Every line below that holds the string "chart" should be copied out.

▶ **Source data**:
- - - - - - -

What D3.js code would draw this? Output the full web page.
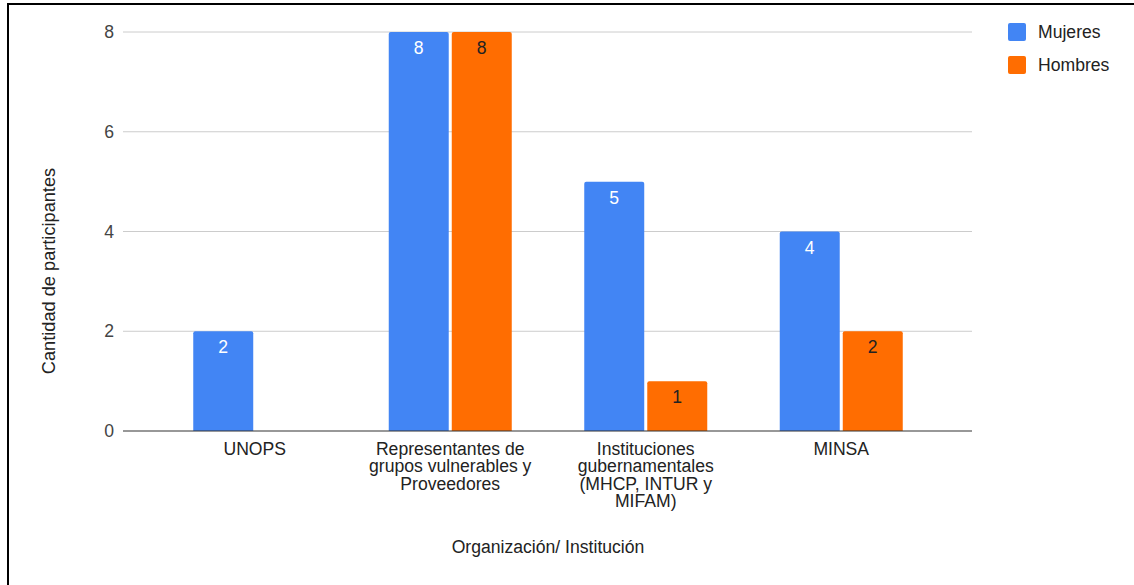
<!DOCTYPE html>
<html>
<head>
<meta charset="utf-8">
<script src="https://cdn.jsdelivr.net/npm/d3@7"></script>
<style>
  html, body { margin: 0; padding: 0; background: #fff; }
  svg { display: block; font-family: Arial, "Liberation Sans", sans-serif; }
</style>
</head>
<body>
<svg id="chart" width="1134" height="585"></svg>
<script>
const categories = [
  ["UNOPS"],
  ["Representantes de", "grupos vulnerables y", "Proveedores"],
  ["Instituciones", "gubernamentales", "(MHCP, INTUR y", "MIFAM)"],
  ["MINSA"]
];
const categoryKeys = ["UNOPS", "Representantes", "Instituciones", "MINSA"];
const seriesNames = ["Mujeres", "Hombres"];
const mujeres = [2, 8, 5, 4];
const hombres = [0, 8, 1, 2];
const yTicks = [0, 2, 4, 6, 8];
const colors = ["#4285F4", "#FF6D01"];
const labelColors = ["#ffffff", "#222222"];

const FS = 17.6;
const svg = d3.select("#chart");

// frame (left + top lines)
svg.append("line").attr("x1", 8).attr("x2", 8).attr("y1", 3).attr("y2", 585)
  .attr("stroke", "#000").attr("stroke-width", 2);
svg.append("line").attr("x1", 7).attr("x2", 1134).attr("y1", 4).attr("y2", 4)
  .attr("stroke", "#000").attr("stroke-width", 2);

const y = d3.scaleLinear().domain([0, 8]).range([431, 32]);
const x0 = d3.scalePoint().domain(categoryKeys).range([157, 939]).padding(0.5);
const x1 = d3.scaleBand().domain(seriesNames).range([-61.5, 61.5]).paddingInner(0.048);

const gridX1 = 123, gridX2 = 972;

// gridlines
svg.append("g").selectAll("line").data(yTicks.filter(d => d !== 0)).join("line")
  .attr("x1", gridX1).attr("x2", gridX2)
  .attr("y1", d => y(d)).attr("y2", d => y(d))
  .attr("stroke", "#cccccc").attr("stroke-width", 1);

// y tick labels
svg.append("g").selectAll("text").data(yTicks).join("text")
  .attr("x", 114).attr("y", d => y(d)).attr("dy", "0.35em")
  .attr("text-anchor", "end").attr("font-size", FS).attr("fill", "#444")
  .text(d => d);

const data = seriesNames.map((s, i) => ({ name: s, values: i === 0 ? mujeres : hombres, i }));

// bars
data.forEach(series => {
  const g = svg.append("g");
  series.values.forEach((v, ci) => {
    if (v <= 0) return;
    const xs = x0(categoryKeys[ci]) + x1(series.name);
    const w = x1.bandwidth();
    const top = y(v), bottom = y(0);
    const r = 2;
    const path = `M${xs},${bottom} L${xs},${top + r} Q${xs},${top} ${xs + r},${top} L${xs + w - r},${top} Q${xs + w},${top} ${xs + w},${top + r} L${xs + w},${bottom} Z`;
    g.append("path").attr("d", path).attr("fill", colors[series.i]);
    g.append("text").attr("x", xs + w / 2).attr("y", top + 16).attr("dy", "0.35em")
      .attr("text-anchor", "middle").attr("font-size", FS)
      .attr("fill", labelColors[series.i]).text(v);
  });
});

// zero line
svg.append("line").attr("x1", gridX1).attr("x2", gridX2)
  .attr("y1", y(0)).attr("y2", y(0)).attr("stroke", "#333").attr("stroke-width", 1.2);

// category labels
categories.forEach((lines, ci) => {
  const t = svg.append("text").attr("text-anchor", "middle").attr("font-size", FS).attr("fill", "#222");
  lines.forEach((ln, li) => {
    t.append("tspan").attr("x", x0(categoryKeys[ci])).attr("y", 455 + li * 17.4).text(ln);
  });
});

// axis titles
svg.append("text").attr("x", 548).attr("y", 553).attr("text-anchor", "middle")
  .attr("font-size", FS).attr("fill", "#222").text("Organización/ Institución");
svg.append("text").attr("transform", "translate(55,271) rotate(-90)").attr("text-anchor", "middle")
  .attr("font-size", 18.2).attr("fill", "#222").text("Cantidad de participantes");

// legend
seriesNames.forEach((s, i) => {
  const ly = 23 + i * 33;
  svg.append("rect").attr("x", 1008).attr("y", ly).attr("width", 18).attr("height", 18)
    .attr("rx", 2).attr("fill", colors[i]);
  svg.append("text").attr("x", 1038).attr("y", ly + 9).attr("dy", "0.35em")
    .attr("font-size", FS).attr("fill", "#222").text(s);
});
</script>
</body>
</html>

- - - - - - -

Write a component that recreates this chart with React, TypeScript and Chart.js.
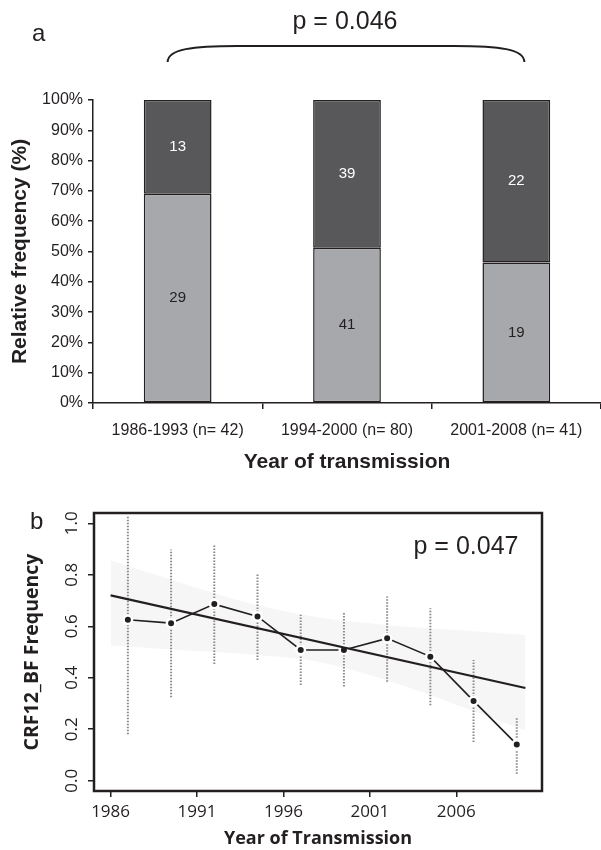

- - - - - - -

▶ **Finished exercise**:
<svg id="chart" width="1134" height="585"></svg>
const svg = d3.select("#chart");
Write a component that recreates this chart with React, TypeScript and Chart.js.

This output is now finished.